EUA subestimaram a ascensão da China, diz Joseph Stiglitz
“Mesmo sem subsídios, a China poderia vencer a concorrência simplesmente em razão da escala de sua economia e do número de engenheiros que tem. Investimos pouco em engenharia e eles investem muito”, diz economista
Publicado 03/05/2024 12:30 | Editado 03/05/2024 13:18
O economista norte-americano e Prêmio Nobel Joseph Stiglitz acredita que os Estados Unidos não conseguirão mais competir com a China nos próximas anos. Pior: a seu ver, a culpa é do próprio país, que subestimou a ascensão chinesa e perdeu competitividade no comércio exterior.
Em entrevista ao Financial Times, Stiglitz elogia o empenho da gestão Joe Biden de criar “empregos industriais verdes”, com base em indústrias como as de carros elétricos e painéis solares. A seu ver, as acusações contra a China de concorrência desleal não necessariamente se sustentam.
“Mesmo sem subsídios, a China poderia vencer a concorrência simplesmente em razão da escala de sua economia e do número de engenheiros que tem. Investimos pouco em engenharia e eles investem muito”, afirma. “Isso não é uma violação comercial. É um erro estratégico (dos Estados Unidos). Eles se colocaram em uma vantagem comparativa e ainda não aceitamos isso.”
Contrário à lógica de incentivos e guerras fiscais na política climática, Stiglitz diz que uma regulamentação moderna é sempre a melhor saída para as economias. A China, em sua opinião, sobressai nesse sentido. Como exemplo, o economista evoca um encontro seu com o então primeiro-ministro chinês Wen Jiabao.
“Mais de uma década atrás, tive uma reunião com o premiê em que ele disse às montadoras: vocês têm que ser elétricos em cinco anos, ou estarão fora”, recorda-se Stiglitz. “A China deixou claro que será um país de veículos elétricos; nós, não.”
Outra lição da nova ordem, diz ele, foi o enfrentamento à Covid-19. “A pandemia deixou muito claro que não temos uma economia resiliente e que as fronteiras são importantes”. Além disso, o economista defende apoio aos países mais pobres e às regiões desindustrializadas.
É um contraponto ao também economista e Prêmio Nobel Angus Deaton, que exorta líderes de países ricos a priorizarem os próprios cidadãos. Para Stiglitz, o protecionismo é um obstáculo à “cooperação global sobre as mudanças climáticas”, que é urgente. “Podemos implantar políticas industriais nas quais haja mais partilha de tecnologias verdes”, sugere.

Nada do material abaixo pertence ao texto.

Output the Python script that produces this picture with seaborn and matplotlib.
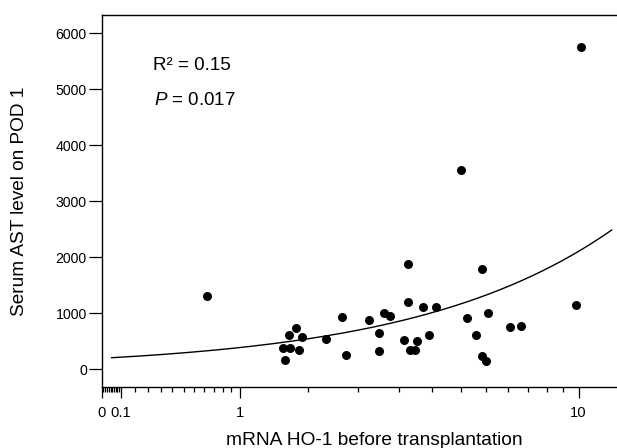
import numpy as np
import pandas as pd
import matplotlib
matplotlib.use("Agg")
import matplotlib.pyplot as plt
import seaborn as sns

# ---- data ----
ho1_mrna = [0.70, 1.49, 1.58, 1.51, 1.57, 1.66, 1.74, 1.70, 2.09, 2.35, 2.42, 2.84,
            3.04, 3.04, 3.13, 3.27, 3.57, 3.66, 3.67, 3.72, 3.83, 3.89, 4.04, 4.18,
            4.36, 5.09, 5.29, 5.56, 5.76, 5.78, 5.90, 5.98, 6.80, 7.24, 9.87, 10.13]
ast_pod1 = [1309, 375, 375, 166, 618, 732, 571, 339, 536, 934, 250, 880,
            654, 332, 1000, 946, 523, 1875, 1196, 339, 345, 505, 1107, 607,
            1112, 3554, 911, 618, 1786, 232, 143, 1011, 761, 773, 1143, 5755]
fit_intercept = 197.0
fit_slope = 191.0
fit_range = [0.05, 12.0]
x_major_ticks = [0, 0.1, 1, 10]
x_major_labels = ["0", "0.1", "1", "10"]
y_ticks = [0, 1000, 2000, 3000, 4000, 5000, 6000]
r2_text = "R\u00b2 = 0.15"
p_value_text = " = 0.017"

df = pd.DataFrame({"ho1": ho1_mrna, "ast": ast_pod1})
fit_x = np.linspace(fit_range[0], fit_range[1], 300)
fit_df = pd.DataFrame({"ho1": fit_x, "ast": fit_intercept + fit_slope * fit_x})

sns.set_style("ticks")
plt.rcParams["font.family"] = ["Liberation Sans", "DejaVu Sans"]
plt.rcParams["mathtext.fontset"] = "custom"
plt.rcParams["mathtext.it"] = "Liberation Sans:italic"
plt.rcParams["mathtext.rm"] = "Liberation Sans"

fig = plt.figure(figsize=(6.17, 4.48), dpi=100)
ax = fig.add_axes([101.7 / 617, 1 - 387 / 448, (636 - 101.7) / 617, (387 - 15) / 448])

ax.set_xscale("function", functions=(lambda v: np.log10(np.asarray(v) + 1.0),
                                      lambda v: 10.0 ** np.asarray(v) - 1.0))

sns.lineplot(data=fit_df, x="ho1", y="ast", color="black", linewidth=1.0, ax=ax)
sns.scatterplot(data=df, x="ho1", y="ast", color="black", s=42, linewidth=0, ax=ax, zorder=3)

ax.set_xlim(0, 13.68)
ax.set_ylim(-316, 6327)

# ticks
minor = []
for a, b in zip(x_major_ticks[:-1], x_major_ticks[1:]):
    step = (b - a) / 11.0
    minor += [a + step * i for i in range(1, 11)]
ax.set_xticks(x_major_ticks)
ax.set_xticklabels(x_major_labels)
ax.set_xticks(minor, minor=True)
ax.set_yticks(y_ticks)
ax.set_yticklabels([str(v) for v in y_ticks])

ax.tick_params(axis="y", which="major", direction="out", length=9.5, width=0.9,
               labelsize=10.2, color="black", labelcolor="black", pad=1.2)
ax.tick_params(axis="x", which="major", direction="out", length=7.7, width=0.9,
               labelsize=10.6, color="black", labelcolor="black", pad=6)
ax.tick_params(axis="x", which="minor", direction="out", length=3.6, width=0.9, color="black")
ax.tick_params(axis="y", which="minor", left=False)

for side in ["left", "bottom", "top"]:
    ax.spines[side].set_color("black")
    ax.spines[side].set_linewidth(1.0)
ax.spines["right"].set_visible(False)

ax.set_xlabel("mRNA HO-1 before transplantation", fontsize=13.8, color="black")
ax.set_ylabel("Serum AST level on POD 1", fontsize=13.7, color="black")
ax.xaxis.set_label_coords(0.511, -0.121)
ax.yaxis.set_label_coords(-0.1375, 0.5)

ax.text(0.0966, 0.8637, r2_text, transform=ax.transAxes, fontsize=13.5,
        va="center", ha="left", color="black")
ax.text(0.0979, 0.7715, r"$\it{P}$" + p_value_text, transform=ax.transAxes, fontsize=13.5,
        va="center", ha="left", color="black")

fig.savefig("out.png", dpi=100)
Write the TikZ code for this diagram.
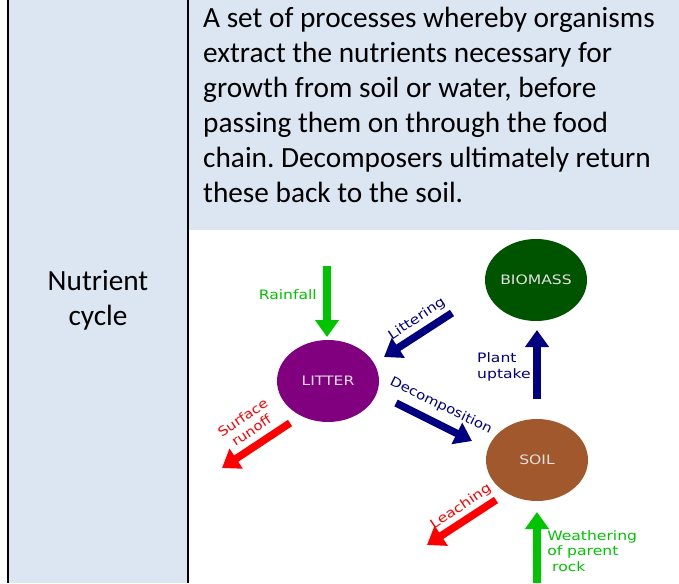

Porém, como a economia ocidental está há anos estagnada, líderes autoritários e ultraliberais ganham cada vez mais prestígio, sobretudo em sociedades mais desiguais. “A estagnação dos padrões de vida e a consequente perda de esperança criam um campo fértil para um demagogo como Trump. Ele é o que o neoliberalismo produz”.
De acordo com Stiglitz, o espírito colaborativo rendeu frutos como o Vale do Silício. “Muita coisa se deve ao apoio do governo e a universidades sem fins lucrativos como Stanford e Berkeley. Esse mundo tecnológico é a antítese do mundo de Trump, que queria cortar os gastos com pesquisas”.
Ao mesmo tempo, ele critica as condições de trabalho nos Estados Unidos, onde o “salário mínimo federal está no nível de 65 anos atrás, ajustado pela inflação”. Stiglitz não vê justificativa para tamanho descaso. “É quase inacreditável!”